The “worst in the world” headline for income inequality was utter nonsense. Income inequality is similar to that in Australia. New Zealand market incomes are slightly more equally distributed than the average for OECD member countries. Our distribution for disposable incomes is slightly more unequal.
Is globalisation “hollowing out” those on middle and lower incomes while benefiting the rich?
This proposition is not consistent with declining market income inequality. Moreover, MSD’s report shows similar growth in disposable incomes since the early 1990s for those in the middle, and at the top of the 20th and 90th percentile income brackets.
Of course, dollar income gaps increase if incomes grow in equal proportions. But a common error here is to assume that everyone stays where they are. Some do, most don’t.
Treasury research has found that after eight years only 22% are in the same income decile as the one they started in. Income mobility does not seem to be out of line with that in other countries.
What is the paradox? It is that newspaper headlines featuring inequality have risen eight-fold since 2009, despite these statistical facts.
Why? Imported fears from countries where income inequality has continued to rise is one possibility. One concern is of a future dominated by inherited wealth. Another is that rising income inequality reduces economic growth.
On our analysis neither concern fits the facts for New Zealand. Salary and wage earners dominate those earning top incomes. Rising prices for existing houses have been dominating changes in household wealth.
On economic growth, correlation is not causation. From 1988-92, New Zealand experienced its most severe recession since the 1930s. That was not conceivably caused by the contemporaneous sharp rise in measured income inequality. Moreover, if spending inequality has returned to 1984 levels, how much of the rise in income inequality is real?
Misinformed perceptions are another possibility. One survey found New Zealanders thought the wealthiest 1% of households own 50% of the wealth. The actual figure was 18%, the lowest share in a 29 country list.
Advocacy claims that conflate relatively low incomes with poverty in the sense of hardship are another possibility. But MSD’s analysis shows that the overlap is poor. Only 40-50% of households experiencing low incomes are also experiencing hardship. At the same time some households with higher incomes are experiencing hardship. Those who care about hardship should not focus on relative income measures.
A better reason for rising concern is the evidence that higher housing costs are hitting those on low incomes hardest.
Things look grim when housing costs account for more than 30% of household income. On MSD’s (narrow) cost measure, housing costs accounted for only 14% of household income for those under 65 years of age in the mid-1980s. By 2013 it was 20%.

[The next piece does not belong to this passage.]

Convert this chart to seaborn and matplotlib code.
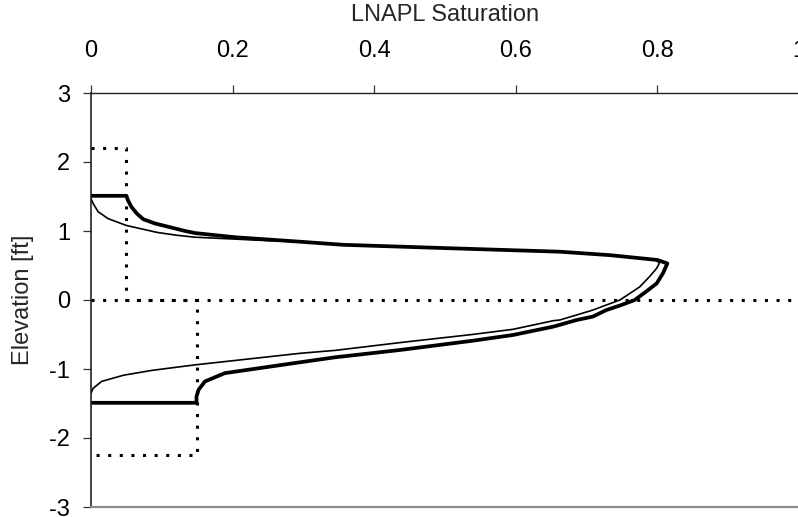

Significant, yes. Painful, probably. But not grim. But for those in the bottom 20% of the income distribution the rise was from 29% to 49%. That’s beyond grim, it is horrific.
But there are other sources of concern. Access to jobs and job insecurity trouble many. Major inequalities in market earnings arise from differences in work skills and hours worked.
Educational qualifications are a proxy for work skills. About three adults have no qualification for every one that has a post-graduate qualification. Far more of the latter are in paid work and their average hourly wage is almost four times higher.
Much market income inequality is due to differences in hours of paid work. Part-time workers constitute 46% of those employed. On average they earn 30% less per hour than fulltime workers.
It is an unpalatable fact that 20-25% of kids live in households with no adult in fulltime employment. The decline in the two-parent family is one factor.
Research suggests about half of the increase in disposable income inequality between the mid-1980s and the mid-1990s could be attributed to changes in household structure, employment outcomes and socioeconomic attributes.
What explains the rest of the increase?
The major tax reforms have had complex effects. Reduced tax avoidance may have markedly increased the proportion of top incomes declared as taxable income and thereby tax paid, despite much reduced top bracket tax rates.
In addition, the introduction of dividend imputation markedly increased top personal pre-tax market income for technical rather than economic reasons.
The bottom line is that exaggerated claims and misplaced perceptions matter if they divert public attention from issues of substance, such as real hardship, housing, education, access to jobs and increasing economic growth. “Soak the rich” policies cannot solve those problems.